■ Available data
>>
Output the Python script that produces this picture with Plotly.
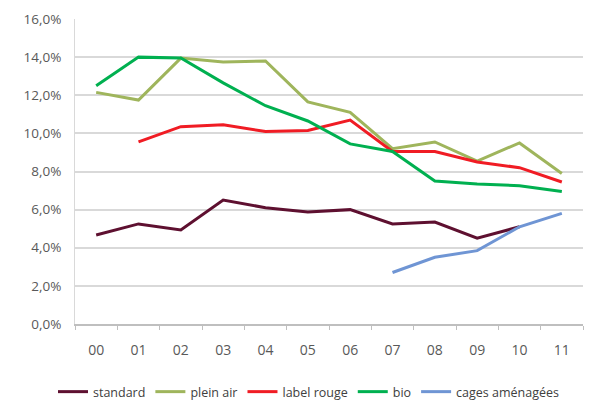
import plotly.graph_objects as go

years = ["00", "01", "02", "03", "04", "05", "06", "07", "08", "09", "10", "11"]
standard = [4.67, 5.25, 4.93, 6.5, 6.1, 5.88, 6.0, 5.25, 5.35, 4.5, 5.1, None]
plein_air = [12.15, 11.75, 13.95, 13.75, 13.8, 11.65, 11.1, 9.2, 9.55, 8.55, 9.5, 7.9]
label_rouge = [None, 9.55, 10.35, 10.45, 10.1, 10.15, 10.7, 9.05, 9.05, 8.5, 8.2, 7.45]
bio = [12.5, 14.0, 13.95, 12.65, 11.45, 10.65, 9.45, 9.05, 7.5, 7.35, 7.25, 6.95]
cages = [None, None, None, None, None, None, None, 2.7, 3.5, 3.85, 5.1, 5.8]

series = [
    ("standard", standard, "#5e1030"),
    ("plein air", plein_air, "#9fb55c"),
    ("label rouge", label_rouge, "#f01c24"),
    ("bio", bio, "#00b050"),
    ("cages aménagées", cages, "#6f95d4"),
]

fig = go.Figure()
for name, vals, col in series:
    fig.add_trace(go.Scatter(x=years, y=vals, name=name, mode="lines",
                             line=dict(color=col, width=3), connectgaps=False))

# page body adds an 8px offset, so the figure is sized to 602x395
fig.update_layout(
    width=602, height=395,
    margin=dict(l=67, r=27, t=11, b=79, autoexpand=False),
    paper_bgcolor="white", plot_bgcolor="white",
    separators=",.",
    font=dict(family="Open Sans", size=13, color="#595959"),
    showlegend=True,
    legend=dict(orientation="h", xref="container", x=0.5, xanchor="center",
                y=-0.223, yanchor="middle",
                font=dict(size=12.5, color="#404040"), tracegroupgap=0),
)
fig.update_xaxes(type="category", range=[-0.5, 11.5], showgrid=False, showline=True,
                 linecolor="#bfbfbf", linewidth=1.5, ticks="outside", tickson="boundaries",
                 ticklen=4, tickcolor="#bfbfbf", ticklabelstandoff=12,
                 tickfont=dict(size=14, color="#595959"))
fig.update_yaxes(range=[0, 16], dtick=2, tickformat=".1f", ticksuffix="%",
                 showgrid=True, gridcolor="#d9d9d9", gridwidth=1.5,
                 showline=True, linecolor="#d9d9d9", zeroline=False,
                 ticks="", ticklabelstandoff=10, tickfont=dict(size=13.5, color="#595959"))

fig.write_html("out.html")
<<
Word for word, quote the full listing, omitting every picture.

■ Completed exercise
Output the Python script that produces this picture with Plotly.
import plotly.graph_objects as go

years = ["00", "01", "02", "03", "04", "05", "06", "07", "08", "09", "10", "11"]
standard = [4.67, 5.25, 4.93, 6.5, 6.1, 5.88, 6.0, 5.25, 5.35, 4.5, 5.1, None]
plein_air = [12.15, 11.75, 13.95, 13.75, 13.8, 11.65, 11.1, 9.2, 9.55, 8.55, 9.5, 7.9]
label_rouge = [None, 9.55, 10.35, 10.45, 10.1, 10.15, 10.7, 9.05, 9.05, 8.5, 8.2, 7.45]
bio = [12.5, 14.0, 13.95, 12.65, 11.45, 10.65, 9.45, 9.05, 7.5, 7.35, 7.25, 6.95]
cages = [None, None, None, None, None, None, None, 2.7, 3.5, 3.85, 5.1, 5.8]

series = [
    ("standard", standard, "#5e1030"),
    ("plein air", plein_air, "#9fb55c"),
    ("label rouge", label_rouge, "#f01c24"),
    ("bio", bio, "#00b050"),
    ("cages aménagées", cages, "#6f95d4"),
]

fig = go.Figure()
for name, vals, col in series:
    fig.add_trace(go.Scatter(x=years, y=vals, name=name, mode="lines",
                             line=dict(color=col, width=3), connectgaps=False))

# page body adds an 8px offset, so the figure is sized to 602x395
fig.update_layout(
    width=602, height=395,
    margin=dict(l=67, r=27, t=11, b=79, autoexpand=False),
    paper_bgcolor="white", plot_bgcolor="white",
    separators=",.",
    font=dict(family="Open Sans", size=13, color="#595959"),
    showlegend=True,
    legend=dict(orientation="h", xref="container", x=0.5, xanchor="center",
                y=-0.223, yanchor="middle",
                font=dict(size=12.5, color="#404040"), tracegroupgap=0),
)
fig.update_xaxes(type="category", range=[-0.5, 11.5], showgrid=False, showline=True,
                 linecolor="#bfbfbf", linewidth=1.5, ticks="outside", tickson="boundaries",
                 ticklen=4, tickcolor="#bfbfbf", ticklabelstandoff=12,
                 tickfont=dict(size=14, color="#595959"))
fig.update_yaxes(range=[0, 16], dtick=2, tickformat=".1f", ticksuffix="%",
                 showgrid=True, gridcolor="#d9d9d9", gridwidth=1.5,
                 showline=True, linecolor="#d9d9d9", zeroline=False,
                 ticks="", ticklabelstandoff=10, tickfont=dict(size=13.5, color="#595959"))

fig.write_html("out.html")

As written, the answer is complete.